History of China’s occupation of Tibet

Tibet secured independence from China briefly in early 20th century, before Chinese troops invaded the country again. This independence was a few years before the present Dalai Lama, the 14th incarnation of Tibetan Buddhism’s supreme religious leader, was enthroned as the head of the state.

On March 10, Beijing sent troops to the Buddhist Himalayan country, claiming to liberate Tibet, which it has ruled since 1951. In reality, it was only suppressing protests against the Chinese authority, which were slowly and steadily growing more violent.

Soon, China brutally crushed the fledgling Tibetan revolt, killing tens of thousands of Tibetans in the bloodshed that followed, according to the government-in-exile. Refugees poured over the border into Dharamshala to flee Chinese repression.
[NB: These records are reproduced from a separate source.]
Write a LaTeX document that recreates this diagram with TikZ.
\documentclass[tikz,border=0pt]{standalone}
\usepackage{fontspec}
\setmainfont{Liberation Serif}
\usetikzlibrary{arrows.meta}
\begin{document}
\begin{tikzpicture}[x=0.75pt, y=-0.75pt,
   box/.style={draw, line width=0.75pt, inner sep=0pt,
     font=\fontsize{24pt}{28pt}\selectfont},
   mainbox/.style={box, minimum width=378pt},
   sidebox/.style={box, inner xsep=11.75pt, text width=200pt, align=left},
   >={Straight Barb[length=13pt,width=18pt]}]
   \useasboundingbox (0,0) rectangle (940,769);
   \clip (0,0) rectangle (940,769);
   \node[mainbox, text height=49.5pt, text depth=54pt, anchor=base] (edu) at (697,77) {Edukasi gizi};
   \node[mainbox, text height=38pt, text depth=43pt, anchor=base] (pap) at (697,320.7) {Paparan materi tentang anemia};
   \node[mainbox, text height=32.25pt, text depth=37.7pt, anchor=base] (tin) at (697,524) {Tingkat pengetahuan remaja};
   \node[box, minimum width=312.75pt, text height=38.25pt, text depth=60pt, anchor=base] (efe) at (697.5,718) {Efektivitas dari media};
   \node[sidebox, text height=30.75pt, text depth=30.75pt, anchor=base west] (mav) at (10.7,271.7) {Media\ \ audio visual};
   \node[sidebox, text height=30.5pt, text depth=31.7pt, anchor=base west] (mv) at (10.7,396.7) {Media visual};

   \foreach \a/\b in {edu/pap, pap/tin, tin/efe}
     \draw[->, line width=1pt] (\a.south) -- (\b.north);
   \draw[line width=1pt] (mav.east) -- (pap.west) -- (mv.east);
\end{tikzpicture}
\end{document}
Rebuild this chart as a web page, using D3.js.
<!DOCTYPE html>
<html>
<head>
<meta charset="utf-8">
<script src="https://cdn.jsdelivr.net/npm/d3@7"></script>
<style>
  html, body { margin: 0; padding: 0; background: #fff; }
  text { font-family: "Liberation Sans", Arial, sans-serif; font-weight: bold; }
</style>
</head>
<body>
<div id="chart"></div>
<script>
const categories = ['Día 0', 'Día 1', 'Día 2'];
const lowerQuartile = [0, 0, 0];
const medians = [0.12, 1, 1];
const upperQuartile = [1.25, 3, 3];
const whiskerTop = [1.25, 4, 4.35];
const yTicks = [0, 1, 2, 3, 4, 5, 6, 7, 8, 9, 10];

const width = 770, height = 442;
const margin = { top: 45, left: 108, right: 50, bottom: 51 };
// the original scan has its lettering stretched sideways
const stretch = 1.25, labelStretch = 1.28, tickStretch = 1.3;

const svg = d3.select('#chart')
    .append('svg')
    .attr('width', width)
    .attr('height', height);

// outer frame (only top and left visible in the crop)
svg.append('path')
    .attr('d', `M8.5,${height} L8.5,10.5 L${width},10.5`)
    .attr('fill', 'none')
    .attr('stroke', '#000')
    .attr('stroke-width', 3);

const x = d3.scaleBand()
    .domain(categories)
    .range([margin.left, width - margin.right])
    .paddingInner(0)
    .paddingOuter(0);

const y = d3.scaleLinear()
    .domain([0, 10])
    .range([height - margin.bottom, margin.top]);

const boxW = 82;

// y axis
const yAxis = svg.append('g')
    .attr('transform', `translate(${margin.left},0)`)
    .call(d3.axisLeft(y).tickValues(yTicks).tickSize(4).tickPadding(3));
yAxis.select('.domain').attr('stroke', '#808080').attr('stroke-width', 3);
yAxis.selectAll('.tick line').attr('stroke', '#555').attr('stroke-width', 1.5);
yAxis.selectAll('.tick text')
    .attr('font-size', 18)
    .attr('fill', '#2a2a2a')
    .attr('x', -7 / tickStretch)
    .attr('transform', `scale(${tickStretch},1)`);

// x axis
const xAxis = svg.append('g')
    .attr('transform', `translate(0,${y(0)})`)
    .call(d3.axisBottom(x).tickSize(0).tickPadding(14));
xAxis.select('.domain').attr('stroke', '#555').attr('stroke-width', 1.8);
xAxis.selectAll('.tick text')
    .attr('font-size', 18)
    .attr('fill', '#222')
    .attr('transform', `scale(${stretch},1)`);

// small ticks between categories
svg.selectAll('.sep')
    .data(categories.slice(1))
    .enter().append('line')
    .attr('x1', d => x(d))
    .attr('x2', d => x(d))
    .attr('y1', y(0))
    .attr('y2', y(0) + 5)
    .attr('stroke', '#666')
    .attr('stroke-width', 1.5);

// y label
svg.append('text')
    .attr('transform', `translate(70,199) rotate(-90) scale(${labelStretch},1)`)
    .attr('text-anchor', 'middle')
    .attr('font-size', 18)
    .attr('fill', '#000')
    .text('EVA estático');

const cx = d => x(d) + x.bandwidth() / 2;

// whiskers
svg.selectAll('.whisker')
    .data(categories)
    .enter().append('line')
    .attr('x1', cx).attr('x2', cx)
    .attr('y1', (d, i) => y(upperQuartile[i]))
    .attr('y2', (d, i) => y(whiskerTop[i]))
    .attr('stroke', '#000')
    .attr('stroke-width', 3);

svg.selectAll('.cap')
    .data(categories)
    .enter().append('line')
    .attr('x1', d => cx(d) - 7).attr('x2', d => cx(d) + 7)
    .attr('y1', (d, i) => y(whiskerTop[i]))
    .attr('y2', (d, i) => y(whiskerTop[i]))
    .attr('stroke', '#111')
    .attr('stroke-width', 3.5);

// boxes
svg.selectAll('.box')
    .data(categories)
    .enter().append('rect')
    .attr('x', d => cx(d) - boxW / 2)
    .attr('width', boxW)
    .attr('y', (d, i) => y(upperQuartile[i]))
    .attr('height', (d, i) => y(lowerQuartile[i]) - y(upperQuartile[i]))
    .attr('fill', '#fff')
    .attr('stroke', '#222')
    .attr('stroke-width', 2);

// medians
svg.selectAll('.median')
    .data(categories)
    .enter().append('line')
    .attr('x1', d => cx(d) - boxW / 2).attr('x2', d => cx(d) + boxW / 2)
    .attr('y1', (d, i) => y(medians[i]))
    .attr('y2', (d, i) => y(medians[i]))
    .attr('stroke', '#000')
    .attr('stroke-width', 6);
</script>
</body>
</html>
Despite global uproar against the decades of occupation and visible support from western nations and powerful organisations, Beijing’s stranglehold on Tibet has not weakened.

Continued oppression

It continues to eradicate the Tibetan culture with systemic policies and has become more oppressive, reportedly stalling all flow of information into Tibet. It has become a question of basic human rights, coupled with the demand for the return of the Dalai Lama to Tibet.
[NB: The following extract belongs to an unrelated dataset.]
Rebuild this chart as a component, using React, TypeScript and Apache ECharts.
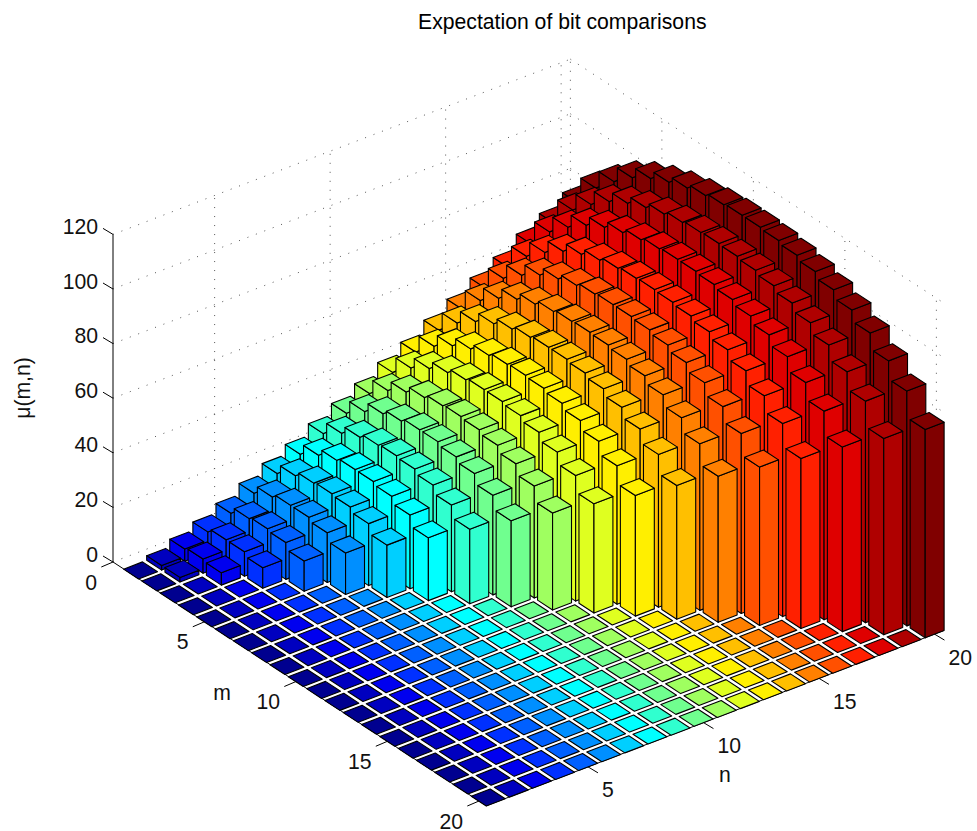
import React, { useEffect, useRef } from "react";
import * as echarts from "echarts";

const titleText = "Expectation of bit comparisons";
const zTicks = [0, 20, 40, 60, 80, 100, 120];
const mTicks = [0, 5, 10, 15, 20];
const nTicks = [5, 10, 15, 20];
const mMax = 20.4;
const nMin = 0.6;
const nMax = 20.4;

// colour of each n column (n = 1 .. 20)
const columnColors = [
  "#00008F", "#0000BF", "#0000EF", "#0030FF", "#0060FF", "#008FFF", "#00CFFF", "#00FFFF", "#30FFCF", "#70FF8F",
  "#9FFF60", "#DFFF20", "#FFEF00", "#FFBF00", "#FF8000", "#FF5000", "#FF2000", "#DF0000", "#AF0000", "#800000",
];

// mu(m, n) for m = 1 .. n (m > n is 0)
const mu01 = [0];
const mu02 = [1.7, 1.7];
const mu03 = [4.5, 5.2, 4.5];
const mu04 = [7.5, 9, 9, 7.5];
const mu05 = [11.1, 13.5, 14.2, 13.5, 11.1];
const mu06 = [15.2, 18.2, 19.5, 19.5, 18.2, 15.2];
const mu07 = [19.2, 22.7, 24.4, 24.9, 24.4, 22.7, 19.2];
const mu08 = [23, 27, 29.5, 30.5, 30.5, 29.5, 27, 23];
const mu09 = [27.3, 31.8, 34.7, 36.2, 36.7, 36.2, 34.7, 31.8, 27.3];
const mu10 = [31.5, 36.5, 40.1, 41.8, 43, 43, 41.8, 40.1, 36.5, 31.5];
const mu11 = [35.5, 41, 44.8, 47.2, 48.5, 49, 48.5, 47.2, 44.8, 41, 35.5];
const mu12 = [40, 46, 50.2, 53.1, 54.8, 55.6, 55.6, 54.8, 53.1, 50.2, 46, 40];
const mu13 = [44.2, 50.7, 55.3, 58.5, 60.5, 61.6, 62, 61.6, 60.5, 58.5, 55.3, 50.7, 44.2];
const mu14 = [49, 56, 60.9, 64.5, 66.9, 68.3, 69, 69, 68.3, 66.9, 64.5, 60.9, 56, 49];
const mu15 = [53.5, 61, 66.2, 70.2, 72.8, 74.5, 75.3, 75.6, 75.3, 74.5, 72.8, 70.2, 66.2, 61, 53.5];
const mu16 = [58, 65.9, 71.4, 75.8, 78.8, 80.8, 82, 82.5, 82.5, 82, 80.8, 78.8, 75.8, 71.4, 65.9, 58];
const mu17 = [62.3, 70.7, 76.5, 81.3, 84.6, 86.8, 88.2, 88.9, 89.2, 88.9, 88.2, 86.8, 84.6, 81.3, 76.5, 70.7, 62.3];
const mu18 = [67.6, 76.4, 82.5, 87.6, 91.2, 93.7, 95.4, 96.5, 97, 97, 96.5, 95.4, 93.7, 91.2, 87.6, 82.5, 76.4, 67.6];
const mu19 = [71.9, 81.2, 87.6, 93, 96.8, 99.6, 101.6, 102.9, 103.6, 103.9, 103.6, 102.9, 101.6, 99.6, 96.8, 93, 87.6, 81.2, 71.9];
const mu20 = [76.3, 86, 92.7, 98.5, 102.6, 105.6, 107.9, 109.5, 110.5, 111, 111, 110.5, 109.5, 107.9, 105.6, 102.6, 98.5, 92.7, 86, 76.3];
const columns = [mu01, mu02, mu03, mu04, mu05, mu06, mu07, mu08, mu09, mu10, mu11, mu12, mu13, mu14, mu15, mu16, mu17, mu18, mu19, mu20];

const FONT = '"Liberation Sans", Arial, sans-serif';
const FONT_SIZE = 21.2;
const HALF = 0.41;

function project(m: number, n: number, z: number): [number, number] {
  return [
    113 + 18.3 * m + 23.1 * (n - nMin),
    562 + 11.95 * m - 8.85 * (n - nMin) - 2.73 * z,
  ];
}

// painter's order: far corner (small m, large n) first
function buildBars() {
  const rows: number[][] = [];
  for (let m = 1; m <= 20; m++) {
    for (let n = 20; n >= 1; n--) {
      rows.push([m, n, m <= n ? columns[n - 1][m - 1] : 0]);
    }
  }
  return rows;
}

function buildGrid() {
  const segs: number[][] = [];
  for (const z of zTicks) {
    segs.push([0, nMin, z, 0, nMax, z]);
    segs.push([0, nMax, z, mMax, nMax, z]);
  }
  for (const n of nTicks) segs.push([0, n, 0, 0, n, zTicks[zTicks.length - 1]]);
  for (const m of mTicks) segs.push([m, nMax, 0, m, nMax, zTicks[zTicks.length - 1]]);
  return segs;
}

function buildAxes() {
  const top = zTicks[zTicks.length - 1];
  return [
    [0, nMin, 0, mMax, nMin, 0, 0, 0],
    [mMax, nMin, 0, mMax, nMax, 0, 0, 0],
    [0, nMin, 0, 0, nMin, top, 0, 0],
    ...zTicks.map((z) => [0, nMin, z, 0, nMin, z, -10, -6]),
    ...mTicks.map((m) => [m, nMin, 0, m, nMin, 0, -11.7, 5]),
    ...nTicks.map((n) => [mMax, n, 0, mMax, n, 0, 10, 6]),
  ];
}

function renderLine(dash: number[] | null, color: string) {
  return (_: any, api: any) => {
    const a = project(api.value(0), api.value(1), api.value(2));
    const b = project(api.value(3), api.value(4), api.value(5));
    return {
      type: "line",
      shape: { x1: a[0], y1: a[1], x2: b[0] + (api.value(6) || 0), y2: b[1] + (api.value(7) || 0) },
      style: { stroke: color, lineWidth: 1, lineDash: dash || undefined, fill: null },
      silent: true,
    };
  };
}

function renderBar(_: any, api: any) {
  const m = api.value(0);
  const n = api.value(1);
  const z = api.value(2);
  const color = columnColors[n - 1];
  const m0 = m - HALF, m1 = m + HALF, n0 = n - HALF, n1 = n + HALF;
  const style = { fill: color, stroke: "#000", lineWidth: 1.1, lineJoin: "round" };
  const poly = (pts: [number, number][]) => ({ type: "polygon", shape: { points: pts }, style, silent: true });
  const children: any[] = [];
  if (z > 0) {
    children.push(poly([project(m0, n0, 0), project(m1, n0, 0), project(m1, n0, z), project(m0, n0, z)]));
    children.push(poly([project(m1, n0, 0), project(m1, n1, 0), project(m1, n1, z), project(m1, n0, z)]));
  }
  children.push(poly([project(m0, n0, z), project(m1, n0, z), project(m1, n1, z), project(m0, n1, z)]));
  return { type: "group", children, silent: true };
}

function tickLabels() {
  const base = { fill: "#111", font: `${FONT_SIZE}px ${FONT}`, verticalAlign: "middle" };
  const out: any[] = [];
  for (const z of zTicks) {
    const p = project(0, nMin, z);
    out.push({ type: "text", x: 98, y: p[1] - 8, silent: true, style: { ...base, text: String(z), align: "right" } });
  }
  for (const m of mTicks) {
    const p = project(m, nMin, 0);
    out.push({ type: "text", x: p[0] - 16, y: p[1] + 20, silent: true, style: { ...base, text: String(m), align: "right" } });
  }
  for (const n of nTicks) {
    const p = project(mMax, n, 0);
    out.push({ type: "text", x: p[0] + 14, y: p[1] + 23, silent: true, style: { ...base, text: String(n), align: "left" } });
  }
  const lab = { ...base, align: "center" };
  out.push({ type: "text", x: 222, y: 692, silent: true, style: { ...lab, text: "m" } });
  out.push({ type: "text", x: 725, y: 774, silent: true, style: { ...lab, text: "n" } });
  out.push({ type: "text", x: 22, y: 388, rotation: Math.PI / 2, silent: true, style: { ...lab, text: "\u03bc(m,n)" } });
  return out;
}

export default function App() {
  const ref = useRef<HTMLDivElement>(null);
  useEffect(() => {
    const chart = echarts.init(ref.current!, undefined, { renderer: "svg" });
    chart.setOption({
      animation: false,
      backgroundColor: "#fff",
      title: {
        text: titleText,
        left: 413,
        top: 6,
        textStyle: { fontFamily: FONT, fontSize: FONT_SIZE, fontWeight: "normal", color: "#000" },
      },
      graphic: { elements: tickLabels() },
      series: [
        {
          type: "custom",
          coordinateSystem: "none",
          silent: true,
          data: buildGrid(),
          renderItem: renderLine([1, 8], "#555"),
        },
        {
          type: "custom",
          coordinateSystem: "none",
          silent: true,
          data: buildAxes(),
          renderItem: renderLine(null, "#000"),
        },
        {
          type: "custom",
          coordinateSystem: "none",
          silent: true,
          data: buildBars(),
          renderItem: renderBar,
        },
      ],
    });
    return () => chart.dispose();
  }, []);
  return <div ref={ref} style={{ position: "absolute", left: 0, top: 0, width: 977, height: 831 }} />;
}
According to Chinese history expert Max Oidtmann, “The primary goal of most Tibetans would be to get more respect from the Chinese state and to actually receive the privileges guaranteed to them by the Chinese constitution.”

While PM Sangay too fosters the demands for a middle path—autonomy within China—Tibetan activists around the world are at the fore of an active grassroots movement that will settle for nothing less than complete freedom and demilitarisation.

“I think the resistance spirit that was in the streets in Lhasa in March 1959 still exists with an entirely new generation of Tibetans inside Tibet, where protests and resistance continues to this day,” Lhadon Tethong, director of the Tibet Action Institute, said at a rally in Boston on March 8.

Why it matters

India’s involvement in Tibetan politics has been the source of ceaseless concern and border skirmishes—first in 1962, when Jawaharlal Nehru decided to offer asylum to the Dalai Lama after he crossed over on March 31, 1959, and then to demarcate the Indian border with the Tibet Autonomous Region of China.

And more recently, border-standoffs—notably the Doklam encounter in 2017—have regained steam, leading to an increase in surveillance and security measures across the 3,488-km Himalayan boundary.

More than 6 million Tibetans, including 100,000 living in exile in India, still venerate the Dalai Lama despite Beijing government prohibitions on displays of his picture or any public display of devotion.

What’s next

Born in 1935, the current Dalai Lama was identified as the reincarnation of his predecessor when he was two years old. But his own village, Taktser, is now off limits for international reporters and non-locals.

In such times, the need to engage China on a public diplomatic forum on the Tibet issue cannot recede into the background, even though China continues to slander and spread lies about Indians reportedly training Tibetan youth for rebellion and about the Dalai Lama being a terrorist out to splinter China.

According to National Herald, the US Ambassador-At-Large for International Religious Freedom Samuel Brownback said Monday that the US will continue to support the Dalai Lama’s ‘middle-way’ approach.

He also urged China to resume formal dialogue with him or his representatives, as per reports by the Central Tibetan Administration, to restore meaningful autonomy to the Tibetan people.